**Aim**
Reproduce, exactly and in full, the lines from the one with "Emit a web page" through the one with "const madStep = 500;" in the data below; drop pictures.

**Dataset records**
....................
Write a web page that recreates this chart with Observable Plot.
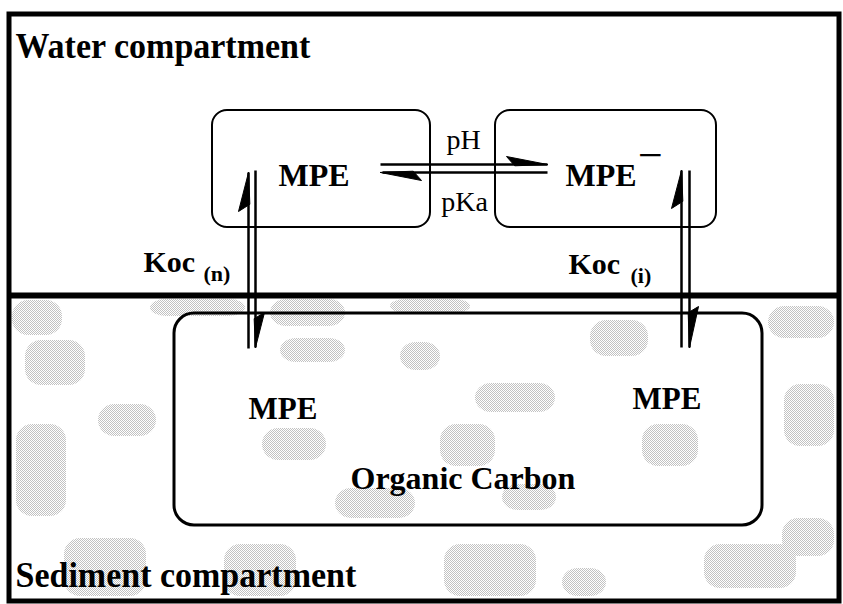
<!DOCTYPE html>
<html>
<head>
<meta charset="utf-8">
<script src="https://cdn.jsdelivr.net/npm/d3@7"></script>
<script src="https://cdn.jsdelivr.net/npm/@observablehq/plot@0.6"></script>
<style>
  body { margin: 0; background: #fff; }
  svg { display: block; }
</style>
</head>
<body>
<div id="chart"></div>
<script>
// ---- Diagram data (pixel-space coordinates) ----
const frame = [{x1: 9, x2: 839, y1: 14, y2: 601}];
const divider = [{x1: 9, x2: 839, y: 295}];

const smallBoxes = [
  {id: "MPE (neutral)", x1: 212, x2: 430, y1: 110, y2: 227},
  {id: "MPE- (ionic)", x1: 495, x2: 716, y1: 110, y2: 227}
];
const carbonBox = [{id: "Organic Carbon", x1: 174, x2: 762, y1: 313, y2: 525}];

const shafts = [
  {id: "pH", x1: 380, y1: 164, x2: 547, y2: 164},
  {id: "pKa", x1: 382, y1: 172, x2: 547, y2: 172},
  {id: "Koc(n) up", x1: 248, y1: 348, x2: 248, y2: 172},
  {id: "Koc(n) down", x1: 255, y1: 170, x2: 255, y2: 347},
  {id: "Koc(i) up", x1: 681, y1: 347, x2: 681, y2: 170},
  {id: "Koc(i) down", x1: 689, y1: 170, x2: 689, y2: 347}
];

// half-arrow heads: tip, barb, back point on shaft
const heads = [
  {id: "pH", x: 547, y: 164}, {id: "pH", x: 506, y: 156}, {id: "pH", x: 514, y: 165},
  {id: "pKa", x: 380, y: 172}, {id: "pKa", x: 421, y: 180}, {id: "pKa", x: 413, y: 171},
  {id: "Koc(n) up", x: 248, y: 172}, {id: "Koc(n) up", x: 238, y: 211}, {id: "Koc(n) up", x: 249, y: 204},
  {id: "Koc(n) down", x: 255, y: 347}, {id: "Koc(n) down", x: 264, y: 312}, {id: "Koc(n) down", x: 254, y: 318},
  {id: "Koc(i) up", x: 681, y: 170}, {id: "Koc(i) up", x: 671, y: 208}, {id: "Koc(i) up", x: 682, y: 201},
  {id: "Koc(i) down", x: 689, y: 347}, {id: "Koc(i) down", x: 698, y: 306}, {id: "Koc(i) down", x: 688, y: 312}
];

const compartmentLabels = [
  {text: "Water compartment", x: 15, y: 57, size: 34},
  {text: "Sediment compartment", x: 15, y: 586, size: 34}
];
const boldLabels = [
  {text: "MPE", x: 278, y: 185, size: 32},
  {text: "MPE", x: 565, y: 185, size: 32},
  {text: "Koc", x: 143, y: 271, size: 30},
  {text: "(n)", x: 203, y: 280, size: 22},
  {text: "Koc", x: 568, y: 273, size: 30},
  {text: "(i)", x: 630, y: 282, size: 22},
  {text: "MPE", x: 248, y: 418, size: 31},
  {text: "MPE", x: 632, y: 408, size: 31},
  {text: "Organic Carbon", x: 350, y: 488, size: 32}
];
const plainLabels = [
  {text: "pH", x: 463, y: 148, size: 28},
  {text: "pKa", x: 464, y: 210, size: 28}
];
const chargeLabels = [{text: "\u2212", x: 650, y: 169, size: 44}];

// light dithered patches of the sediment texture
const sedimentPatches = [
  {x1: 12, x2: 62, y1: 300, y2: 335}, {x1: 25, x2: 85, y1: 340, y2: 385},
  {x1: 150, x2: 245, y1: 299, y2: 316}, {x1: 270, x2: 345, y1: 299, y2: 326},
  {x1: 390, x2: 470, y1: 299, y2: 313}, {x1: 280, x2: 345, y1: 338, y2: 362},
  {x1: 400, x2: 440, y1: 342, y2: 370}, {x1: 590, x2: 648, y1: 320, y2: 356},
  {x1: 475, x2: 555, y1: 383, y2: 412}, {x1: 440, x2: 495, y1: 424, y2: 466},
  {x1: 642, x2: 698, y1: 424, y2: 466}, {x1: 262, x2: 326, y1: 428, y2: 460},
  {x1: 335, x2: 415, y1: 488, y2: 518}, {x1: 502, x2: 556, y1: 484, y2: 510},
  {x1: 768, x2: 834, y1: 306, y2: 338}, {x1: 784, x2: 834, y1: 384, y2: 446},
  {x1: 782, x2: 834, y1: 518, y2: 556}, {x1: 16, x2: 66, y1: 424, y2: 516},
  {x1: 64, x2: 146, y1: 538, y2: 596}, {x1: 224, x2: 296, y1: 544, y2: 596},
  {x1: 444, x2: 536, y1: 544, y2: 596}, {x1: 704, x2: 796, y1: 544, y2: 588},
  {x1: 562, x2: 606, y1: 568, y2: 596}, {x1: 98, x2: 156, y1: 404, y2: 436}
];

const serif = "'Liberation Serif', 'Times New Roman', serif";

const chart = Plot.plot({
  width: 843,
  height: 604,
  margin: 0,
  x: {domain: [0, 843], range: [0, 843], axis: null},
  y: {domain: [0, 604], range: [0, 604], axis: null},
  style: {background: "white", fontFamily: serif},
  marks: [
    Plot.rect(sedimentPatches, {x1: "x1", x2: "x2", y1: "y1", y2: "y2", rx: 16, fill: "url(#dither)"}),
    Plot.rect(smallBoxes, {x1: "x1", x2: "x2", y1: "y1", y2: "y2", rx: 15, fill: "none", stroke: "black", strokeWidth: 2}),
    Plot.rect(carbonBox, {x1: "x1", x2: "x2", y1: "y1", y2: "y2", rx: 20, fill: "none", stroke: "black", strokeWidth: 3}),
    Plot.ruleY(divider, {y: "y", x1: "x1", x2: "x2", stroke: "black", strokeWidth: 6}),
    Plot.rect(frame, {x1: "x1", x2: "x2", y1: "y1", y2: "y2", fill: "none", stroke: "black", strokeWidth: 5}),
    Plot.link(shafts, {x1: "x1", y1: "y1", x2: "x2", y2: "y2", stroke: "black", strokeWidth: 2.5}),
    Plot.line(heads, {x: "x", y: "y", z: "id", fill: "black", stroke: "black", strokeWidth: 1, curve: "linear-closed"}),
    Plot.text(compartmentLabels, {x: "x", y: "y", text: "text", fontSize: "size", fontWeight: "bold", textAnchor: "start", lineAnchor: "bottom", fill: "black", fontFamily: serif, className: "stretch"}),
    Plot.text(boldLabels, {x: "x", y: "y", text: "text", fontSize: "size", fontWeight: "bold", textAnchor: "start", lineAnchor: "bottom", fill: "black", fontFamily: serif}),
    Plot.text(plainLabels, {x: "x", y: "y", text: "text", fontSize: "size", textAnchor: "middle", lineAnchor: "bottom", fill: "black", fontFamily: serif}),
    Plot.text(chargeLabels, {x: "x", y: "y", text: "text", fontSize: "size", textAnchor: "middle", lineAnchor: "bottom", fill: "black", fontFamily: serif})
  ]
});

// dither pattern definition for the sediment texture
const ns = "http://www.w3.org/2000/svg";
const defs = document.createElementNS(ns, "defs");
const pat = document.createElementNS(ns, "pattern");
pat.setAttribute("id", "dither");
pat.setAttribute("width", "2");
pat.setAttribute("height", "2");
pat.setAttribute("patternUnits", "userSpaceOnUse");
[[0, 0], [1, 1]].forEach(([px, py]) => {
  const r = document.createElementNS(ns, "rect");
  r.setAttribute("x", px); r.setAttribute("y", py);
  r.setAttribute("width", 1); r.setAttribute("height", 1);
  r.setAttribute("fill", "#c2c2c2");
  pat.appendChild(r);
});
defs.appendChild(pat);
chart.insertBefore(defs, chart.firstChild);

// the reference's section titles are slightly taller than the font's proportions
chart.querySelectorAll("g.stretch text").forEach((el) => {
  const t = el.getAttribute("transform");
  if (t && t.includes("translate")) el.setAttribute("transform", t + " scale(1,1.08)");
});

document.getElementById("chart").appendChild(chart);
</script>
</body>
</html>
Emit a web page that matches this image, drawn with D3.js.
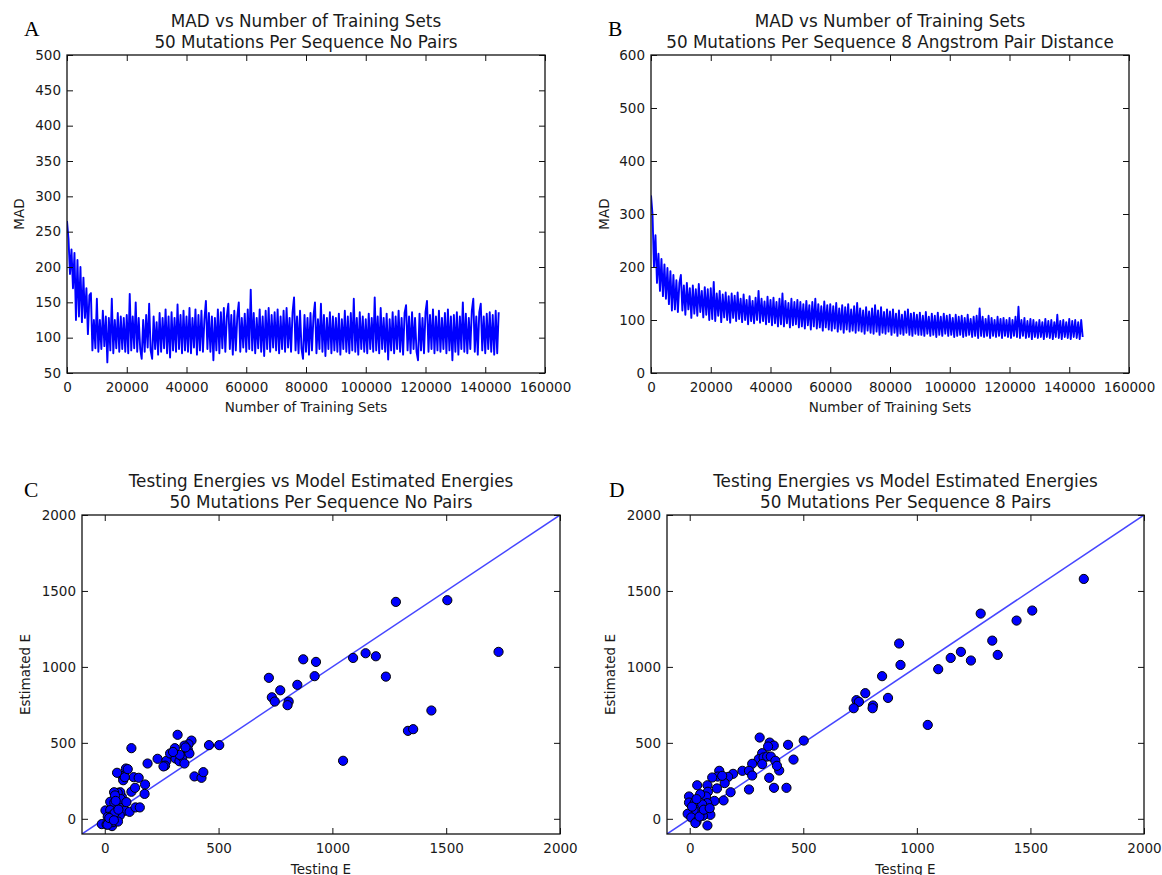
<!DOCTYPE html>
<html>
<head>
<meta charset="utf-8">
<script src="https://cdn.jsdelivr.net/npm/d3@7"></script>
<style>
  html, body { margin: 0; padding: 0; background: #fff; }
  svg { display: block; }
  text { font-family: "DejaVu Sans", sans-serif; fill: #1a1a1a; }
  .letter { font-family: "Liberation Serif", "Times New Roman", serif; fill: #000; }
</style>
</head>
<body>
<svg id="fig" width="1162" height="875"></svg>
<script>
// ---- MAD curves: one sample every madStep training sets (0 .. 144500) ----
const madStep = 500;

const madNoPairs = [
  265,240,190,225,170,220,125,210,130,200,122,185,128,170,105,160,163,82,125,85,
  155,80,125,84,138,88,130,65,128,82,155,78,125,85,135,80,130,84,128,80,
  132,78,162,82,130,85,150,80,128,84,70,125,80,132,86,148,82,70,130,84,
  122,76,135,80,128,85,140,78,130,72,136,82,128,80,147,84,132,78,138,82,
  130,80,142,78,128,86,140,76,132,82,138,80,126,152,84,135,80,130,68,128,
  82,140,78,136,85,142,80,130,148,84,132,76,138,82,130,150,80,128,86,134,
  80,140,84,168,82,135,78,128,85,140,80,130,74,138,84,142,80,132,86,136,
  82,140,78,130,84,138,80,142,86,128,80,136,157,82,130,78,138,84,70,132,
  80,128,76,135,82,130,150,78,126,84,148,80,132,74,128,84,136,78,130,82,
  128,80,134,76,126,84,138,80,130,78,135,82,155,80,128,76,136,84,130,80,
  126,78,134,84,128,80,157,82,130,78,142,84,128,80,134,69,126,82,136,78,
  130,84,138,80,128,76,135,146,82,130,78,136,84,128,80,68,134,82,128,78,
  136,152,80,132,84,140,78,130,82,138,80,128,84,135,78,140,82,130,68,132,
  80,136,76,130,84,150,80,134,78,128,84,138,155,80,130,76,136,148,82,130,
  78,134,84,136,80,132,76,138,78,136
];

const madPairs8A = [
  335,300,200,260,170,225,155,215,145,205,140,198,130,192,118,185,120,175,115,170,
  185,118,165,110,170,120,160,104,165,112,158,108,168,115,155,105,162,110,158,100,
  160,102,172,98,150,108,155,96,148,105,152,100,145,95,150,104,146,98,152,102,
  140,96,148,100,138,92,145,98,136,94,142,100,155,95,140,98,135,92,144,96,
  138,90,142,94,134,88,140,92,150,88,136,94,132,86,140,90,134,92,138,86,
  134,88,130,84,136,90,128,82,134,88,140,84,130,86,126,80,135,86,128,82,
  130,80,126,84,132,78,122,82,128,76,124,82,130,78,120,80,126,76,132,80,
  122,78,118,74,124,80,116,76,122,74,128,78,118,72,124,76,115,74,120,78,
  116,72,120,76,112,70,118,74,110,72,116,76,120,72,112,70,114,74,110,72,
  114,72,108,70,115,74,106,70,112,72,108,68,114,72,106,70,112,74,108,70,
  110,72,104,68,110,70,106,72,108,68,104,70,110,72,102,68,106,70,108,66,
  122,70,106,68,102,70,108,66,104,70,100,68,106,70,102,66,104,70,100,68,
  104,66,100,70,106,68,125,66,100,70,104,66,98,68,102,64,100,68,96,66,
  100,68,96,64,102,68,98,66,100,64,96,68,110,66,98,64,100,68,96,66,
  102,64,98,68,100,66,96,64,100,68
];

// ---- Testing energy vs model estimate, [testing E, estimated E] ----
const scatterNoPairs = [
  [1279,1428],[1505,1439],[1730,1099],[1091,1059],[1146,1090],[1191,1070],[1235,936],
  [1435,713],[1332,579],[1355,590],[1047,382],[872,1050],[928,1033],[922,939],
  [846,882],[721,928],[771,846],[734,800],[747,772],[808,772],[803,748],
  [503,485],[458,485],[320,553],[381,515],[368,491],[350,482],[308,465],
  [232,395],[188,364],[271,382],[265,350],[287,430],[311,397],[328,379],
  [341,406],[329,421],[350,364],[394,279],[425,270],[433,307],[365,455],
  [372,430],[117,465],[258,345],[300,440],[355,470],
  [78,281],[81,254],[54,303],[93,331],[127,274],[149,270],[177,226],[175,164],
  [117,178],[133,204],[75,145],[68,175],[78,114],[57,171],[41,175],[24,112],
  [42,107],[3,55],[24,57],[13,13],[-13,-35],[8,-37],[32,-48],[49,-15],
  [67,33],[89,53],[109,46],[135,75],[154,75],[66,22],[26,15],[36,-22],
  [12,-39],[58,-18],[43,37],[20,5],[60,60],[70,130],[40,-10],[95,110],
  [45,154],[48,118],[88,274],[101,327]
];

const scatterPairs8 = [
  [1735,1579],[1508,1371],[1439,1305],[1281,1351],[1332,1173],[1356,1079],[1194,1099],
  [1149,1059],[1238,1042],[1094,985],[922,1154],[928,1013],[847,939],[873,796],
  [773,827],[734,781],[745,770],[722,728],[807,746],[805,728],[1048,618],
  [502,515],[433,487],[457,390],[308,535],[426,204],[371,204],[350,270],[394,318],
  [261,193],[352,502],[370,482],[345,476],[319,432],[304,393],[325,404],[341,410],
  [357,410],[275,362],[319,360],[377,382],[384,349],
  [232,316],[261,316],[275,285],[180,175],[191,296],[169,276],[154,235],[130,316],
  [123,278],[143,283],[99,272],[120,200],[149,121],[109,118],[78,221],[33,221],
  [80,178],[72,147],[46,162],[-3,147],[-3,107],[22,107],[77,103],[41,61],
  [17,57],[81,48],[67,35],[91,26],[-9,33],[7,9],[30,-18],[25,-28],
  [78,-44],[58,20],[43,15],[10,80],[55,95],[30,130],[62,60],[88,70]
];

// ---- Tick values ----
const trainTicks = [0, 20000, 40000, 60000, 80000, 100000, 120000, 140000, 160000];
const madTicksNoPairs = [50, 100, 150, 200, 250, 300, 350, 400, 450, 500];
const madTicksPairs = [0, 100, 200, 300, 400, 500, 600];
const energyTicks = [0, 500, 1000, 1500, 2000];

// ---- Text ----
const titlesA = ["MAD vs Number of Training Sets", "50 Mutations Per Sequence No Pairs"];
const titlesB = ["MAD vs Number of Training Sets", "50 Mutations Per Sequence 8 Angstrom Pair Distance"];
const titlesC = ["Testing Energies vs Model Estimated Energies", "50 Mutations Per Sequence No Pairs"];
const titlesD = ["Testing Energies vs Model Estimated Energies", "50 Mutations Per Sequence 8 Pairs"];

const svg = d3.select("#fig");
svg.append("rect").attr("width", 1162).attr("height", 875).attr("fill", "#fff");

const TICK_FONT = 13.5, TITLE_FONT = 16.8, LABEL_FONT = 13.5;

function makePanel(o) {
  const w = o.right - o.left, h = o.bottom - o.top;
  const g = svg.append("g").attr("transform", `translate(${o.left},${o.top})`);
  const x = d3.scaleLinear().domain(o.xDomain).range([0, w]);
  const y = d3.scaleLinear().domain(o.yDomain).range([h, 0]);

  const clipId = "clip" + o.letter;
  g.append("clipPath").attr("id", clipId)
    .append("rect").attr("width", w).attr("height", h);
  const plot = g.append("g").attr("clip-path", `url(#${clipId})`);

  // axes: labelled bottom/left, bare inward ticks on top/right
  const fmt = d3.format("d");
  const styleAxis = sel => {
    sel.select(".domain").remove();
    sel.selectAll(".tick line").attr("stroke", "#111").attr("stroke-width", 1);
    sel.selectAll(".tick text").attr("font-size", TICK_FONT).attr("fill", "#1a1a1a")
      .attr("font-family", '"DejaVu Sans", sans-serif');
  };
  g.append("g").attr("transform", `translate(0,${h})`)
    .call(d3.axisBottom(x).tickValues(o.xTicks).tickFormat(fmt).tickSizeInner(-6).tickSizeOuter(0).tickPadding(9))
    .call(styleAxis);
  g.append("g")
    .call(d3.axisTop(x).tickValues(o.xTicks).tickFormat("").tickSizeInner(-6).tickSizeOuter(0))
    .call(styleAxis);
  g.append("g")
    .call(d3.axisLeft(y).tickValues(o.yTicks).tickFormat(fmt).tickSizeInner(-6).tickSizeOuter(0).tickPadding(6))
    .call(styleAxis);
  g.append("g").attr("transform", `translate(${w},0)`)
    .call(d3.axisRight(y).tickValues(o.yTicks).tickFormat("").tickSizeInner(-6).tickSizeOuter(0))
    .call(styleAxis);

  o.draw(plot, x, y);

  g.append("rect").attr("width", w).attr("height", h)
    .attr("fill", "none").attr("stroke", "#111").attr("stroke-width", 1.3);

  // titles
  o.titles.forEach((t, i) => {
    g.append("text").attr("x", w / 2).attr("y", -28.5 + i * 21)
      .attr("text-anchor", "middle").attr("font-size", TITLE_FONT).text(t);
  });
  // axis labels
  g.append("text").attr("x", w / 2).attr("y", h + o.xLabelGap)
    .attr("text-anchor", "middle").attr("font-size", LABEL_FONT).text(o.xLabel);
  g.append("text")
    .attr("transform", `translate(${-o.yLabelGap},${h / 2}) rotate(-90)`)
    .attr("text-anchor", "middle").attr("font-size", LABEL_FONT).text(o.yLabel);
  // panel letter
  svg.append("text").attr("class", "letter")
    .attr("x", o.letterX).attr("y", o.letterY)
    .attr("font-size", 21.5).text(o.letter);
}

function drawMad(values) {
  return (plot, x, y) => {
    const line = d3.line().x((d, i) => x(i * madStep)).y(d => y(d));
    plot.append("path").datum(values).attr("d", line)
      .attr("fill", "none").attr("stroke", "#0000ff").attr("stroke-width", 1.9)
      .attr("stroke-linejoin", "round");
  };
}

function drawScatter(points) {
  return (plot, x, y) => {
    const ident = d3.line().x(d => x(d)).y(d => y(d));
    plot.append("path").datum([-100, 2000]).attr("d", ident)
      .attr("fill", "none").attr("stroke", "#4646ff").attr("stroke-width", 1.5);
    plot.selectAll("circle").data(points).join("circle")
      .attr("cx", d => x(d[0])).attr("cy", d => y(d[1])).attr("r", 4.6)
      .attr("fill", "#0000ff").attr("stroke", "#000").attr("stroke-width", 1);
  };
}

makePanel({
  letter: "A", letterX: 24, letterY: 36,
  left: 67, right: 545, top: 55, bottom: 373,
  xDomain: [0, 160000], yDomain: [50, 500],
  xTicks: trainTicks, yTicks: madTicksNoPairs,
  titles: titlesA, xLabel: "Number of Training Sets", yLabel: "MAD",
  xLabelGap: 38.5, yLabelGap: 43,
  draw: drawMad(madNoPairs)
});
makePanel({
  letter: "B", letterX: 608, letterY: 36,
  left: 651, right: 1129, top: 55, bottom: 373,
  xDomain: [0, 160000], yDomain: [0, 600],
  xTicks: trainTicks, yTicks: madTicksPairs,
  titles: titlesB, xLabel: "Number of Training Sets", yLabel: "MAD",
  xLabelGap: 38.5, yLabelGap: 42,
  draw: drawMad(madPairs8A)
});
makePanel({
  letter: "C", letterX: 24, letterY: 497,
  left: 82, right: 560, top: 515, bottom: 834,
  xDomain: [-100, 2000], yDomain: [-100, 2000],
  xTicks: energyTicks, yTicks: energyTicks,
  titles: titlesC, xLabel: "Testing E", yLabel: "Estimated E",
  xLabelGap: 39.5, yLabelGap: 52.5,
  draw: drawScatter(scatterNoPairs)
});
makePanel({
  letter: "D", letterX: 609, letterY: 497,
  left: 667, right: 1144, top: 515, bottom: 834,
  xDomain: [-100, 2000], yDomain: [-100, 2000],
  xTicks: energyTicks, yTicks: energyTicks,
  titles: titlesD, xLabel: "Testing E", yLabel: "Estimated E",
  xLabelGap: 39.5, yLabelGap: 52.5,
  draw: drawScatter(scatterPairs8)
});
</script>
</body>
</html>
....................
**Full output**
Emit a web page that matches this image, drawn with D3.js.
<!DOCTYPE html>
<html>
<head>
<meta charset="utf-8">
<script src="https://cdn.jsdelivr.net/npm/d3@7"></script>
<style>
  html, body { margin: 0; padding: 0; background: #fff; }
  svg { display: block; }
  text { font-family: "DejaVu Sans", sans-serif; fill: #1a1a1a; }
  .letter { font-family: "Liberation Serif", "Times New Roman", serif; fill: #000; }
</style>
</head>
<body>
<svg id="fig" width="1162" height="875"></svg>
<script>
// ---- MAD curves: one sample every madStep training sets (0 .. 144500) ----
const madStep = 500;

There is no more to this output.